Jenkins prided himself on his thorough research, precision, and an exacting use of props and set decorations. For example, he shipped three months of news-desk paperwork from the Washington Post to Hollywood for All the President's Men. This fastidious attention to detail rewarded him with an Oscar. Jenkins also firmly believed in filmmaking as a collaborative art, consulting with director, actor, and cinematographer before drafting a final design. This attitude explains why he designed ten films for Alan J. Pakula, a director known for cinematic "texture" (on all levels). In a similar (and typical) manner, Jenkins worked closely with Jane Fonda on Klute as she decided which props of her character's apartment she would use. Acutely aware that his sets must pass through the eyes of the cinematographer, he designed with the cinematographer in mind. The first to construct sets of normal size and perspective, he removed some of the cinematographer's bothersome responsibilities.

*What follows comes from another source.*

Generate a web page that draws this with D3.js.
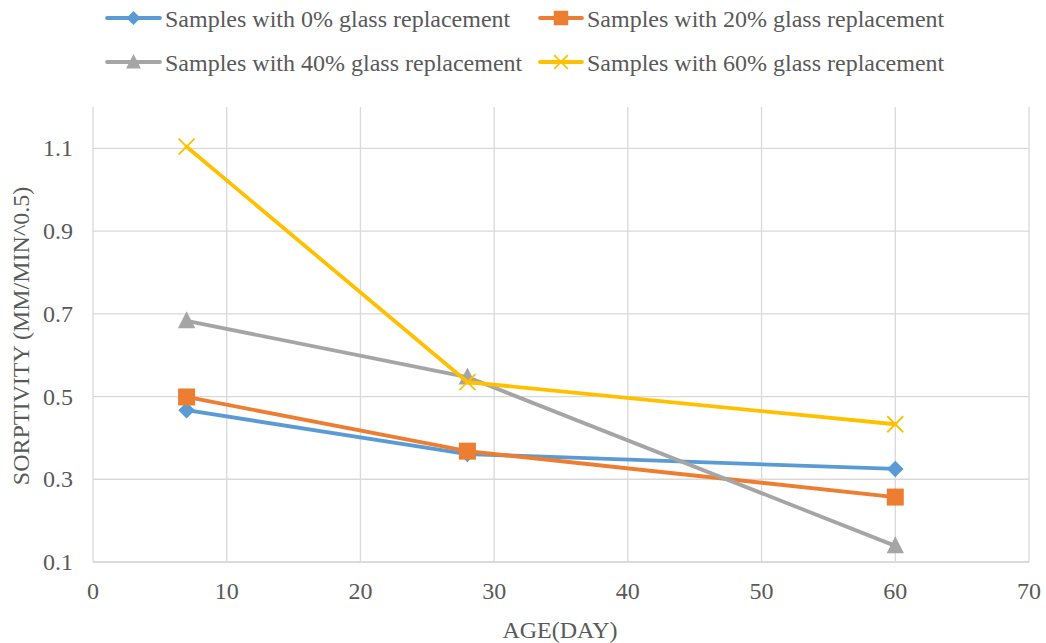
<!DOCTYPE html>
<html><head><meta charset="utf-8">
<script src="https://cdn.jsdelivr.net/npm/d3@7"></script>
<style>body{margin:0;background:#fff}svg{display:block}</style>
</head><body><svg id="c" width="1046" height="643" font-family="'Liberation Serif', 'Times New Roman', Times, 'DejaVu Serif', serif"></svg>
<script>
const ages = [7, 28, 60];
const s0 = [0.467, 0.361, 0.325];
const s20 = [0.499, 0.368, 0.257];
const s40 = [0.683, 0.547, 0.139];
const s60 = [1.104, 0.535, 0.433];
const seriesNames = ["Samples with 0% glass replacement","Samples with 20% glass replacement","Samples with 40% glass replacement","Samples with 60% glass replacement"];
const xTicks = [0,10,20,30,40,50,60,70];
const yTicks = [0.1,0.3,0.5,0.7,0.9,1.1];

const colors = ["#5B9BD5","#ED7D31","#A5A5A5","#FFC000"];
const markers = ["diamond","square","triangle","x"];
const series = [s0,s20,s40,s60].map((v,i)=>({name:seriesNames[i],values:v,color:colors[i],marker:markers[i]}));

const svg = d3.select("#c");
const L=93,R=1029,T=107,B=562;
const x = d3.scaleLinear().domain([0,70]).range([L,R]);
const y = d3.scaleLinear().domain([0.1,1.2]).range([B,T]);
const TXT="#595959";

svg.append("g").selectAll("line").data(xTicks).join("line")
  .attr("x1",d=>x(d)).attr("x2",d=>x(d)).attr("y1",T).attr("y2",B)
  .attr("stroke","#D9D9D9").attr("stroke-width",1.3);
svg.append("g").selectAll("line").data(yTicks).join("line")
  .attr("x1",L).attr("x2",R).attr("y1",d=>y(d)).attr("y2",d=>y(d))
  .attr("stroke","#D9D9D9").attr("stroke-width",1.3);
svg.append("line").attr("x1",L).attr("x2",R).attr("y1",B).attr("y2",B).attr("stroke","#D9D9D9").attr("stroke-width",1.3);

svg.append("g").selectAll("text").data(xTicks).join("text")
  .attr("x",d=>x(d)).attr("y",B+37).attr("text-anchor","middle").attr("font-size",24).attr("fill",TXT).text(d=>d);
svg.append("g").selectAll("text").data(yTicks).join("text")
  .attr("x",L-20).attr("y",d=>y(d)+8).attr("text-anchor","end").attr("font-size",24).attr("fill",TXT).text(d=>d.toFixed(1));

svg.append("text").attr("x",560).attr("y",638).attr("text-anchor","middle").attr("font-size",24).attr("fill",TXT).text("AGE(DAY)");
svg.append("text").attr("transform",`translate(29,${336}) rotate(-90)`).attr("text-anchor","middle").attr("font-size",24).attr("fill",TXT).text("SORPTIVITY (MM/MIN^0.5)");

function drawMarker(g,type,cx,cy,color,scale){
  const s=scale||1;
  if(type==="diamond"){
    g.append("path").attr("d",`M${cx},${cy-8.3*s}L${cx+8.3*s},${cy}L${cx},${cy+8.3*s}L${cx-8.3*s},${cy}Z`).attr("fill",color);
  } else if(type==="square"){
    g.append("rect").attr("x",cx-8.5*s).attr("y",cy-8.5*s).attr("width",17*s).attr("height",17*s).attr("fill",color);
  } else if(type==="triangle"){
    g.append("path").attr("d",`M${cx},${cy-9.5*s}L${cx+8.7*s},${cy+7.5*s}L${cx-8.7*s},${cy+7.5*s}Z`).attr("fill",color);
  } else {
    const h=8*s;
    g.append("path").attr("d",`M${cx-h},${cy-h}L${cx+h},${cy+h}M${cx-h},${cy+h}L${cx+h},${cy-h}`).attr("stroke",color).attr("stroke-width",1.8).attr("fill","none");
  }
}

const line = d3.line().x(d=>x(d[0])).y(d=>y(d[1]));
series.forEach(s=>{
  const g = svg.append("g");
  const pts = ages.map((a,i)=>[a,s.values[i]]);
  g.append("path").attr("d",line(pts)).attr("fill","none").attr("stroke",s.color).attr("stroke-width",3.8).attr("stroke-linejoin","round").attr("stroke-linecap","round");
  pts.forEach(p=>drawMarker(g,s.marker,x(p[0]),y(p[1]),s.color));
});

const legPos = [[107,18],[540,18],[107,62],[540,62]];
series.forEach((s,i)=>{
  const [lx,ly]=legPos[i];
  const g=svg.append("g");
  const w = i%2===0?53:42;
  g.append("line").attr("x1",lx).attr("x2",lx+w).attr("y1",ly).attr("y2",ly).attr("stroke",s.color).attr("stroke-width",3.8).attr("stroke-linecap","round");
  drawMarker(g,s.marker,lx+w/2,ly,s.color,0.85);
  g.append("text").attr("x",lx+w+5).attr("y",ly+8.5).attr("font-size",24).attr("fill",TXT).text(s.name);
});
</script></body></html>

Jenkins worked with many first-level cinematographers: Gregg Toland (The Best Years of Our Lives), Charles Lang (Wait until Dark), Nestor Almendros (Sophie's Choice), Ghislain Cloquet (Mickey One), and Sven Nykvist (Starting Over, The Postman Always Rings Twice, and Dream Lover). His six collaborations with Gordon Willis (Klute, The Paper Chase, The Parallax View, All the President's Men, Comes a Horseman, and Presumed Innocent) proved to be amongst his (and Willis's) finest works.